Tuesday, 27 June 2017
Salon A-E (Marriott Portland Downtown Waterfront)
Handout
(2.5 MB)
Recent observations have revealed a topographic sill beneath the Pine Island Glacier in West Antarctica, and suggest that such features may be common in retreating ice shelves. The sill appears to modulate the inflow of warm Circumpolar Deep Water into the sub-ice shelf cavity, and thereby exert control over the ice melt rate. However, the extent of the sill control on the sub-shelf flow remains poorly understood. Observations inside ice shelf cavities are extremely sparse, and comprehensive ocean models have thus far provided limited insight into the dynamics of these sub-shelf flows.
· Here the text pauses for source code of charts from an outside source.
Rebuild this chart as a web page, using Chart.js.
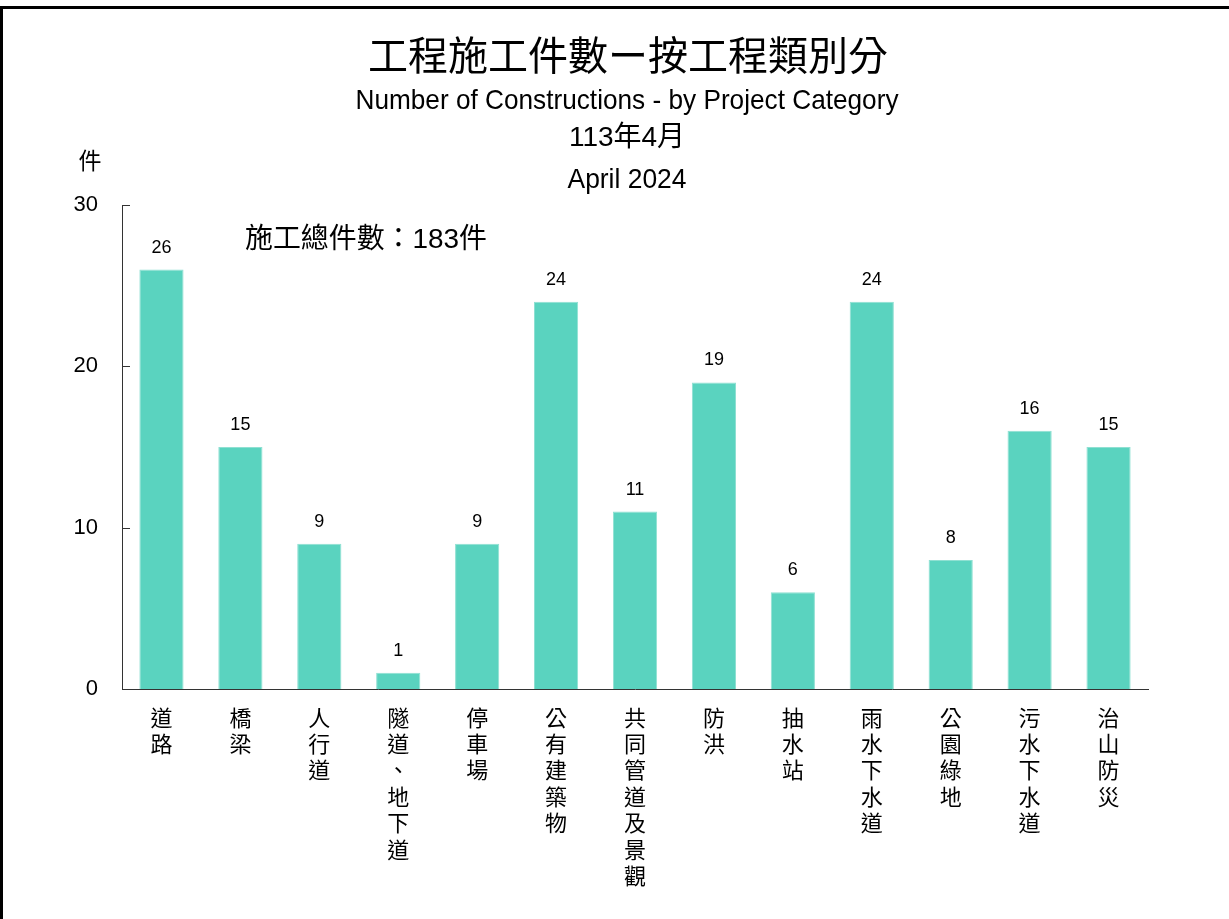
<!DOCTYPE html>
<html>
<head>
<meta charset="utf-8">
<script src="https://cdn.jsdelivr.net/npm/chart.js@4"></script>
<style>
  html, body { margin: 0; padding: 0; background: #fff; overflow: hidden; }
  #frame { position: absolute; left: 0; top: 6px; width: 1300px; height: 1000px;
           border-top: 3px solid #000; border-left: 3px solid #000; box-sizing: border-box; }
  canvas { position: absolute; left: 0; top: 0; }
</style>
</head>
<body>
<div id="frame"></div>
<canvas id="chart" width="1229" height="919"></canvas>
<script>
const categories = ['道路', '橋梁', '人行道', '隧道、地下道', '停車場', '公有建築物', '共同管道及景觀',
  '防洪', '抽水站', '雨水下水道', '公園綠地', '污水下水道', '治山防災'];
const counts = [26, 15, 9, 1, 9, 24, 11, 19, 6, 24, 8, 16, 15];
const yTicks = [0, 10, 20, 30];
const titleMain = '工程施工件數ー按工程類別分';
const subtitleLines = ['Number of Constructions - by Project Category', '113年4月', 'April 2024'];
const unitLabel = '件';
const totalNote = '施工總件數：183件';

const latin = "'Liberation Sans Narrow', 'Liberation Sans', 'Noto Sans CJK TC'";
const cjk = "'Noto Sans CJK TC', 'Noto Sans CJK JP'";

// titles, unit and total note (maxWidth squeezes text to the narrow look)
const textPlugin = {
  id: 'texts',
  afterDraw(chart) {
    const ctx = chart.ctx;
    ctx.save();
    ctx.fillStyle = '#000';
    ctx.textAlign = 'center';
    ctx.textBaseline = 'middle';
    ctx.font = '40px ' + cjk;
    ctx.fillText(titleMain, 628, 55, 540);
    ctx.font = '28px ' + latin;
    ctx.fillText(subtitleLines[0], 627, 101, 543);
    ctx.fillText(subtitleLines[1], 627, 138, 120);
    ctx.fillText(subtitleLines[2], 627, 180, 119);
    ctx.font = '23px ' + cjk;
    ctx.fillText(unitLabel, 90, 160);
    ctx.textAlign = 'left';
    ctx.font = '28px ' + latin;
    ctx.fillText(totalNote, 245, 240, 242);
    ctx.restore();
  }
};

// small inward ticks on the y axis
const yTickPlugin = {
  id: 'yTickMarks',
  afterDraw(chart) {
    const ctx = chart.ctx;
    const y = chart.scales.y;
    const x0 = chart.chartArea.left;
    ctx.save();
    ctx.strokeStyle = '#333';
    ctx.lineWidth = 1;
    yTicks.forEach(v => {
      if (v === 0) return;
      const py = Math.round(y.getPixelForValue(v)) + 0.5;
      ctx.beginPath();
      ctx.moveTo(x0, py);
      ctx.lineTo(x0 + 8, py);
      ctx.stroke();
    });
    ctx.restore();
  }
};

// value labels above the bars
const valuePlugin = {
  id: 'values',
  afterDatasetsDraw(chart) {
    const ctx = chart.ctx;
    const meta = chart.getDatasetMeta(0);
    ctx.save();
    ctx.fillStyle = '#000';
    ctx.font = '18px ' + latin;
    ctx.textAlign = 'center';
    ctx.textBaseline = 'alphabetic';
    meta.data.forEach((bar, i) => {
      ctx.fillText(String(counts[i]), bar.x, bar.y - 17);
    });
    ctx.restore();
  }
};

new Chart(document.getElementById('chart'), {
  type: 'bar',
  data: {
    labels: categories.map(c => c.split('')),
    datasets: [{
      data: counts,
      backgroundColor: '#5AD3BF',
      borderColor: '#8FE0D2',
      borderWidth: 1,
      categoryPercentage: 1,
      barPercentage: 0.56
    }]
  },
  options: {
    responsive: false,
    animation: false,
    layout: { padding: { left: 62, right: 81, top: 205, bottom: 0 } },
    plugins: {
      legend: { display: false },
      tooltip: { enabled: false }
    },
    scales: {
      x: {
        grid: { display: false, drawTicks: false },
        border: { display: true, color: '#333', width: 1 },
        ticks: {
          color: '#000',
          font: { family: cjk, size: 22, lineHeight: 1.2 },
          padding: 15,
          maxRotation: 0,
          autoSkip: false
        },
        afterFit(scale) { scale.height = 230; }
      },
      y: {
        min: 0,
        max: 30,
        grid: { display: false, drawTicks: false },
        border: { display: true, color: '#333', width: 1 },
        ticks: {
          color: '#000',
          font: { family: latin, size: 22 },
          padding: 24,
          callback: v => yTicks.includes(v) ? String(v) : null,
          stepSize: 10
        },
        afterFit(scale) { scale.width = 60; }
      }
    }
  },
  plugins: [textPlugin, yTickPlugin, valuePlugin]
});
</script>
</body>
</html>
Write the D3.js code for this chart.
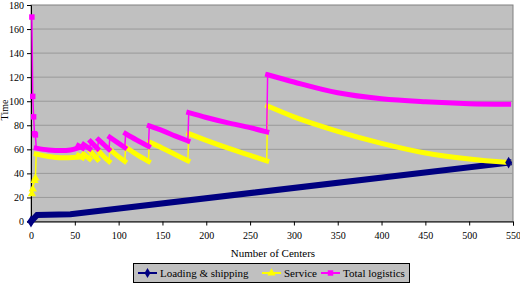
<!DOCTYPE html>
<html>
<head>
<meta charset="utf-8">
<script src="https://cdn.jsdelivr.net/npm/d3@7"></script>
<style>
  body { margin: 0; background: #fff; }
</style>
</head>
<body>
<svg id="chart" width="520" height="284"></svg>
<script>
// values: [number of centers, time]
const loadingSegs = [
  [[0, 0], [7, 5.5], [45, 6], [545, 49]]
];
const serviceSegs = [
  [[1, 23], [2, 27], [4, 34], [5, 36]],
  [[6, 56], [20, 54], [35, 53], [53, 53.5]],
  [[54, 55], [59, 53]],
  [[60, 56], [67, 52]],
  [[68, 58], [76, 51.5]],
  [[77, 59], [83, 54], [89, 50]],
  [[90, 60], [98, 55], [107, 50]],
  [[108, 62], [120, 56], [134, 50]],
  [[135, 66], [150, 61], [165, 55.5], [179, 50.5]],
  [[180, 73], [200, 67.5], [225, 61], [250, 55], [269, 50.5]],
  [[270, 96], [300, 87], [350, 75], [400, 65], [450, 57], [500, 52], [545, 49]]
];
const totalSegs = [
  [[1, 170], [2, 104], [3, 87], [4, 73], [5, 72]],
  [[6, 61], [20, 59.5], [35, 59], [45, 59.5], [53, 61]],
  [[54, 63], [59, 61]],
  [[60, 64], [67, 60.5]],
  [[68, 66.5], [76, 60.5]],
  [[77, 68], [83, 64], [89, 60]],
  [[90, 70], [98, 66], [107, 61.5]],
  [[108, 73], [120, 68], [134, 62.5]],
  [[135, 79.5], [150, 75.5], [165, 71], [179, 67]],
  [[180, 90.5], [200, 86.5], [225, 82], [250, 78], [269, 74.5]],
  [[270, 122], [300, 116], [350, 107], [400, 102], [450, 99.5], [500, 98], [545, 97.5]]
];
const seriesNames = ["Loading & shipping", "Service", "Total logistics"];
const xTicks = d3.range(0, 551, 50);
const yTicks = d3.range(0, 181, 20);

const colors = ["#000080", "#ffff00", "#ff00ff"];
const symbols = [d3.symbolDiamond, d3.symbolTriangle, d3.symbolSquare];
const serif = "'Liberation Serif', 'Times New Roman', serif";

const svg = d3.select("#chart");
const plotL = 31, plotT = 5, plotR = 513, plotB = 221.5;

const x = d3.scaleLinear().domain([0, 550]).range([plotL, plotR]);
const y = d3.scaleLinear().domain([0, 180]).range([plotB, plotT]);

// plot area
svg.append("rect")
  .attr("x", plotL).attr("y", plotT)
  .attr("width", plotR - plotL).attr("height", plotB - plotT)
  .attr("fill", "#c0c0c0")
  .attr("stroke", "#808080");

// grid
svg.append("g")
  .selectAll("line")
  .data(yTicks.slice(1, -1))
  .enter().append("line")
  .attr("x1", plotL).attr("x2", plotR)
  .attr("y1", d => y(d)).attr("y2", d => y(d))
  .attr("stroke", "#999999");

// axes
const xAxis = svg.append("g")
  .attr("transform", `translate(0,${plotB})`)
  .call(d3.axisBottom(x).tickValues(xTicks).tickSize(4).tickPadding(6));
const yAxis = svg.append("g")
  .attr("transform", `translate(${plotL},0)`)
  .call(d3.axisLeft(y).tickValues(yTicks).tickSize(4).tickPadding(3));
[xAxis, yAxis].forEach(a => {
  a.attr("font-family", serif).attr("font-size", 10);
  a.selectAll("path, line").attr("stroke", "#000");
});

svg.append("text")
  .attr("x", 273).attr("y", 257)
  .attr("text-anchor", "middle")
  .attr("font-family", serif).attr("font-size", 11)
  .text("Number of Centers");

svg.append("text")
  .attr("transform", "translate(8,110) rotate(-90)")
  .attr("text-anchor", "middle")
  .attr("font-family", serif).attr("font-size", 10)
  .text("Time");

// lines
const curved = d3.line().x(d => x(d[0])).y(d => y(d[1])).curve(d3.curveMonotoneX);
const thin = d3.line().x(d => x(d[0])).y(d => y(d[1]));

function drawSeries(segs, i) {
  const g = svg.append("g");
  const col = colors[i];
  // thin connectors between segments
  const joins = [];
  for (let k = 0; k < segs.length - 1; k++) {
    joins.push([segs[k][segs[k].length - 1], segs[k + 1][0]]);
  }
  g.selectAll(".join").data(joins).enter().append("path")
    .attr("d", thin).attr("fill", "none")
    .attr("stroke", col).attr("stroke-width", 1.5);

  segs.forEach((seg, k) => {
    const sparse = (i > 0 && k === 0);
    if (sparse) {
      g.append("path").attr("d", thin(seg)).attr("fill", "none")
        .attr("stroke", col).attr("stroke-width", 1.5);
      g.selectAll(".m" + k).data(seg).enter().append("path")
        .attr("d", d3.symbol().type(symbols[i]).size(30))
        .attr("transform", d => `translate(${x(d[0])},${y(d[1])})`)
        .attr("fill", col);
    } else {
      g.append("path").attr("d", i === 0 ? thin(seg) : curved(seg)).attr("fill", "none")
        .attr("stroke", col).attr("stroke-width", i === 0 ? 6 : 5)
        .attr("stroke-linecap", "square");
    }
  });
  return g;
}
drawSeries(loadingSegs, 0);
drawSeries(serviceSegs, 1);
drawSeries(totalSegs, 2);

// diamonds at ends of loading line
svg.selectAll(".lend")
  .data([loadingSegs[0][0], loadingSegs[0][loadingSegs[0].length - 1]])
  .enter().append("path")
  .attr("d", d3.symbol().type(d3.symbolDiamond).size(40))
  .attr("transform", d => `translate(${x(d[0])},${y(d[1])})`)
  .attr("fill", colors[0]);

// legend
const legend = svg.append("g");
legend.append("rect")
  .attr("x", 133.5).attr("y", 263.5)
  .attr("width", 276).attr("height", 19)
  .attr("fill", "#c0c0c0").attr("stroke", "#000");
const legX = [138, 262, 321];
seriesNames.forEach((name, i) => {
  const gx = legX[i];
  legend.append("line")
    .attr("x1", gx).attr("x2", gx + 19)
    .attr("y1", 273).attr("y2", 273)
    .attr("stroke", colors[i]).attr("stroke-width", 2);
  legend.append("path")
    .attr("d", d3.symbol().type(symbols[i]).size(30))
    .attr("transform", `translate(${gx + 9.5},273)`)
    .attr("fill", colors[i]);
  legend.append("text")
    .attr("x", gx + 22).attr("y", 277)
    .attr("font-family", serif).attr("font-size", 11)
    .text(name);
});
</script>
</body>
</html>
To explore the dynamics of these flows, we analytically model the problem as a hydraulically controlled two-layer exchange problem. The simplifying assumption of uniform potential vorticity is used to make such solutions tractable. We additionally present numerical integrations of a two-layer shallow water model with a rigid lid. We study the lateral boundary layer behavior in a lock-exchange setup and compare the results against our analytical predictions. In a parameter regime relevant to the Pine Island Glacier cavity, we find that the uniform-PV assumption is only valid within lateral boundary layers, and does not describe recirculatory flows occurring in the interior over the sill.